## WHAT IS REQUIRED
Copy from the first line below down to and including the line with "1.198, 1.253, 1.212];". Skip the pictures.

## SUPPLIED MATERIAL

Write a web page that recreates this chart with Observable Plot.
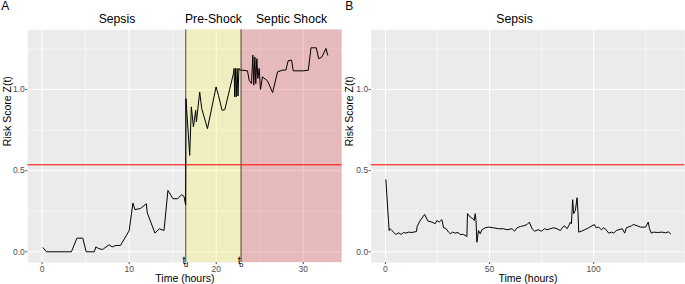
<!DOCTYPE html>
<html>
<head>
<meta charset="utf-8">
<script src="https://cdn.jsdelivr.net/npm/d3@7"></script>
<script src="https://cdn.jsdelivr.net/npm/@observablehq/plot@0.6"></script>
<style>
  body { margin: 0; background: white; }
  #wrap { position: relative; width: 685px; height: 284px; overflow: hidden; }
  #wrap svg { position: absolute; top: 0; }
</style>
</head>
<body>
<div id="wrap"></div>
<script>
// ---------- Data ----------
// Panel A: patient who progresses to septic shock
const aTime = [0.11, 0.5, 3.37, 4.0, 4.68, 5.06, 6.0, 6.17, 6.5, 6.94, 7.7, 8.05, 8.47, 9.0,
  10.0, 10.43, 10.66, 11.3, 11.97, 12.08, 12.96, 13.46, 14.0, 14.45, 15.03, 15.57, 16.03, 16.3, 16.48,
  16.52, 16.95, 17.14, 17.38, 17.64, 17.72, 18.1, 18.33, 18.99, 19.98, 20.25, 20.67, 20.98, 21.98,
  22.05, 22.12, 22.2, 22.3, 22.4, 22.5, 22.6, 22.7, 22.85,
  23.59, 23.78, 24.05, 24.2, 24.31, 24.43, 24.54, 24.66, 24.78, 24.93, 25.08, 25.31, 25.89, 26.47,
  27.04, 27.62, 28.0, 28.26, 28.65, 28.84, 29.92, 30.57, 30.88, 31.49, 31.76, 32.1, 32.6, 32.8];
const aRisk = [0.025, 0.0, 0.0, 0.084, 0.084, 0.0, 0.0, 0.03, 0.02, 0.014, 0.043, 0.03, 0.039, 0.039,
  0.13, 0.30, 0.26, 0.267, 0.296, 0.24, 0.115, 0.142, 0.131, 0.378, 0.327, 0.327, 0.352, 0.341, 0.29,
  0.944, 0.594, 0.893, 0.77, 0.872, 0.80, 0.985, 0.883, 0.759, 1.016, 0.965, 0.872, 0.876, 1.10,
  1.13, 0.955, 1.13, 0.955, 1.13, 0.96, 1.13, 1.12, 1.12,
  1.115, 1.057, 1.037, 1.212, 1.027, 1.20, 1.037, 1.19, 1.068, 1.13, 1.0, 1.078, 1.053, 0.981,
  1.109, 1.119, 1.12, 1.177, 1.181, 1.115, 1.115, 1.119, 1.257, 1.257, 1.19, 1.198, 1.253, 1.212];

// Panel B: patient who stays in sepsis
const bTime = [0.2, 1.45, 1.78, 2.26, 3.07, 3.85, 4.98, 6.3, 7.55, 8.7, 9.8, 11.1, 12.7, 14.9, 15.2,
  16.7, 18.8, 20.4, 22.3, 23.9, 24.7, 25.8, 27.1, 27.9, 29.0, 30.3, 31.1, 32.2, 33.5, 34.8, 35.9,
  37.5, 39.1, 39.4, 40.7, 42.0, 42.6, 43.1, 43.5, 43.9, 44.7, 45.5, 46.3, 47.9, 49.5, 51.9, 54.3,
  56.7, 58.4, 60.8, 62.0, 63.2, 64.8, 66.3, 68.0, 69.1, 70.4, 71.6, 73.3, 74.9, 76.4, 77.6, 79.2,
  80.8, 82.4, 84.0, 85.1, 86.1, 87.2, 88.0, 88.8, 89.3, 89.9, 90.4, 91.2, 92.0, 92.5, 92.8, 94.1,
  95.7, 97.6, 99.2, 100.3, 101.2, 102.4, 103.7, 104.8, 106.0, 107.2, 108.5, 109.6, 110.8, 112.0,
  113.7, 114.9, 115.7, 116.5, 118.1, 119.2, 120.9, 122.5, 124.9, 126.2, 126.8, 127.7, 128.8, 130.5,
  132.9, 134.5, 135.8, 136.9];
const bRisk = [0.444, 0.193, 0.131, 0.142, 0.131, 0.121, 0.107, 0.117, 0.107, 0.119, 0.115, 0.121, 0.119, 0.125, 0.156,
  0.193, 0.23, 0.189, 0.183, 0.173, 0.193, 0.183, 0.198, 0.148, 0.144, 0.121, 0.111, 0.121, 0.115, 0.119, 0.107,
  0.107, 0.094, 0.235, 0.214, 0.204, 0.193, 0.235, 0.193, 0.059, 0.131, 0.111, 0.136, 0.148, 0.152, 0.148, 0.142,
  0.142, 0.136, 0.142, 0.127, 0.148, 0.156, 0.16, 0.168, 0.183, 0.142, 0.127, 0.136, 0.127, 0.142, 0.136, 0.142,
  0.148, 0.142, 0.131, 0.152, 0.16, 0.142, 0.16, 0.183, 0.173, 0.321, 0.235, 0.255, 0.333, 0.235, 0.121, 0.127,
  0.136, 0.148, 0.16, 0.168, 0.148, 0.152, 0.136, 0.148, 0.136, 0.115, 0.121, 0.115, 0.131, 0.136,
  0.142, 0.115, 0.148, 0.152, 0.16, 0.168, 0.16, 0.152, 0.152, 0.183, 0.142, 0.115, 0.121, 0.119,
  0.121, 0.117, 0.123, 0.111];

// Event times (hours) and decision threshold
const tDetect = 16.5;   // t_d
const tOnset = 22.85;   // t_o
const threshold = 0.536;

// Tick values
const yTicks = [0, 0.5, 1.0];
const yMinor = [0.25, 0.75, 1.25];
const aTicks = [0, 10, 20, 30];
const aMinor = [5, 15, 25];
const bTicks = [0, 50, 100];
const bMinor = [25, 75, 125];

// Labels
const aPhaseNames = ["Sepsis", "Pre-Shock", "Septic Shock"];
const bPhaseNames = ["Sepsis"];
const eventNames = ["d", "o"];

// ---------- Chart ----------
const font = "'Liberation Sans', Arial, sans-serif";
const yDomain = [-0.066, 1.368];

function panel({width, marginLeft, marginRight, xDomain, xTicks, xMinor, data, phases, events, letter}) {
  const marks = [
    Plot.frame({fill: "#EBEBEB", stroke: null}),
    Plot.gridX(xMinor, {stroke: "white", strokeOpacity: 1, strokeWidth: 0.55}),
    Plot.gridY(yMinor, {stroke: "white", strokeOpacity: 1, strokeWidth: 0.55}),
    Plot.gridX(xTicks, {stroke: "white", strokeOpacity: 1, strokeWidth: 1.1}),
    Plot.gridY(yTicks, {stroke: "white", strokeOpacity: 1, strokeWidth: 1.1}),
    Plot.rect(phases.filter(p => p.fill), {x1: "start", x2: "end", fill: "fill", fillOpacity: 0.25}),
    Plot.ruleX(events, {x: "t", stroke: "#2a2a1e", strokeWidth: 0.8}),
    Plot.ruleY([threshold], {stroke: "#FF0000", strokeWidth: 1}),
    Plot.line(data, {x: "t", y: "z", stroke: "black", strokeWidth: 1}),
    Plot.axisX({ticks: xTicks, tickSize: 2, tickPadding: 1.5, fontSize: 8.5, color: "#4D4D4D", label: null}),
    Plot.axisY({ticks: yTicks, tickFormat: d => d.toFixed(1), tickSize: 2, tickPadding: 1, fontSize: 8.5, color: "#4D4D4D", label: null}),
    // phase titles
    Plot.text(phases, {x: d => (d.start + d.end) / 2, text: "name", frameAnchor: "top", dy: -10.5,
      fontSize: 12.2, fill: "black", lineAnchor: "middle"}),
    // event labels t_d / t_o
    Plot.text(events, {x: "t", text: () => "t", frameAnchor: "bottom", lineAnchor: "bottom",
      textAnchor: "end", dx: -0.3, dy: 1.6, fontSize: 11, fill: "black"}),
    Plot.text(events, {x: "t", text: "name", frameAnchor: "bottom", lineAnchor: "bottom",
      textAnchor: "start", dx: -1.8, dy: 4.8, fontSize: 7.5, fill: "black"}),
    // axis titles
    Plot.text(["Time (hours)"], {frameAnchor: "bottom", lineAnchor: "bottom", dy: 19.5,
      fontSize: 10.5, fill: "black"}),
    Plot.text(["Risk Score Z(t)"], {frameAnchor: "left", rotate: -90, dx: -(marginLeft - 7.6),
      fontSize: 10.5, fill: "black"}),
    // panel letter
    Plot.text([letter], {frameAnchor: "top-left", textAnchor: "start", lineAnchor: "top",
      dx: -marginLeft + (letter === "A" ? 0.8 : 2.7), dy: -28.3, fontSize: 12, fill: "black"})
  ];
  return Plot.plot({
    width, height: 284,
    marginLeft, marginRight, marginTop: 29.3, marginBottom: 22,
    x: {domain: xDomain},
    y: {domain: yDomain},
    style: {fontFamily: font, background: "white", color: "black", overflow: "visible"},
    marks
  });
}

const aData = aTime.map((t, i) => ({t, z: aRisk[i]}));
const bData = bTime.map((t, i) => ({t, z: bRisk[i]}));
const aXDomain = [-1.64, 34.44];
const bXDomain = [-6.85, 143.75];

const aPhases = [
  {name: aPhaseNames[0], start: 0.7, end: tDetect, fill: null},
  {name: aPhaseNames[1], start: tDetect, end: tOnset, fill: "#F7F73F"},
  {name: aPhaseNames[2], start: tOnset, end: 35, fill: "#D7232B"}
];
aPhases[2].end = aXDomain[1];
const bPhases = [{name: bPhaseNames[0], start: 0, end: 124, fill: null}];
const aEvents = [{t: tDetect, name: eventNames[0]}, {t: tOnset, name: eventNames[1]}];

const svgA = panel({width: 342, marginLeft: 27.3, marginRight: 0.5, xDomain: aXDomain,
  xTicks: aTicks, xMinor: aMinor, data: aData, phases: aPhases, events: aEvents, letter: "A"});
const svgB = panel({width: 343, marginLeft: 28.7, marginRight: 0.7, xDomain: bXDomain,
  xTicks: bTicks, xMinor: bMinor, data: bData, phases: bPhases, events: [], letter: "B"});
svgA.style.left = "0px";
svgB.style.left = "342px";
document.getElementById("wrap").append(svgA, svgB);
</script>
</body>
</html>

## SOLVED PROBLEM
Write a web page that recreates this chart with Observable Plot.
<!DOCTYPE html>
<html>
<head>
<meta charset="utf-8">
<script src="https://cdn.jsdelivr.net/npm/d3@7"></script>
<script src="https://cdn.jsdelivr.net/npm/@observablehq/plot@0.6"></script>
<style>
  body { margin: 0; background: white; }
  #wrap { position: relative; width: 685px; height: 284px; overflow: hidden; }
  #wrap svg { position: absolute; top: 0; }
</style>
</head>
<body>
<div id="wrap"></div>
<script>
// ---------- Data ----------
// Panel A: patient who progresses to septic shock
const aTime = [0.11, 0.5, 3.37, 4.0, 4.68, 5.06, 6.0, 6.17, 6.5, 6.94, 7.7, 8.05, 8.47, 9.0,
  10.0, 10.43, 10.66, 11.3, 11.97, 12.08, 12.96, 13.46, 14.0, 14.45, 15.03, 15.57, 16.03, 16.3, 16.48,
  16.52, 16.95, 17.14, 17.38, 17.64, 17.72, 18.1, 18.33, 18.99, 19.98, 20.25, 20.67, 20.98, 21.98,
  22.05, 22.12, 22.2, 22.3, 22.4, 22.5, 22.6, 22.7, 22.85,
  23.59, 23.78, 24.05, 24.2, 24.31, 24.43, 24.54, 24.66, 24.78, 24.93, 25.08, 25.31, 25.89, 26.47,
  27.04, 27.62, 28.0, 28.26, 28.65, 28.84, 29.92, 30.57, 30.88, 31.49, 31.76, 32.1, 32.6, 32.8];
const aRisk = [0.025, 0.0, 0.0, 0.084, 0.084, 0.0, 0.0, 0.03, 0.02, 0.014, 0.043, 0.03, 0.039, 0.039,
  0.13, 0.30, 0.26, 0.267, 0.296, 0.24, 0.115, 0.142, 0.131, 0.378, 0.327, 0.327, 0.352, 0.341, 0.29,
  0.944, 0.594, 0.893, 0.77, 0.872, 0.80, 0.985, 0.883, 0.759, 1.016, 0.965, 0.872, 0.876, 1.10,
  1.13, 0.955, 1.13, 0.955, 1.13, 0.96, 1.13, 1.12, 1.12,
  1.115, 1.057, 1.037, 1.212, 1.027, 1.20, 1.037, 1.19, 1.068, 1.13, 1.0, 1.078, 1.053, 0.981,
  1.109, 1.119, 1.12, 1.177, 1.181, 1.115, 1.115, 1.119, 1.257, 1.257, 1.19, 1.198, 1.253, 1.212];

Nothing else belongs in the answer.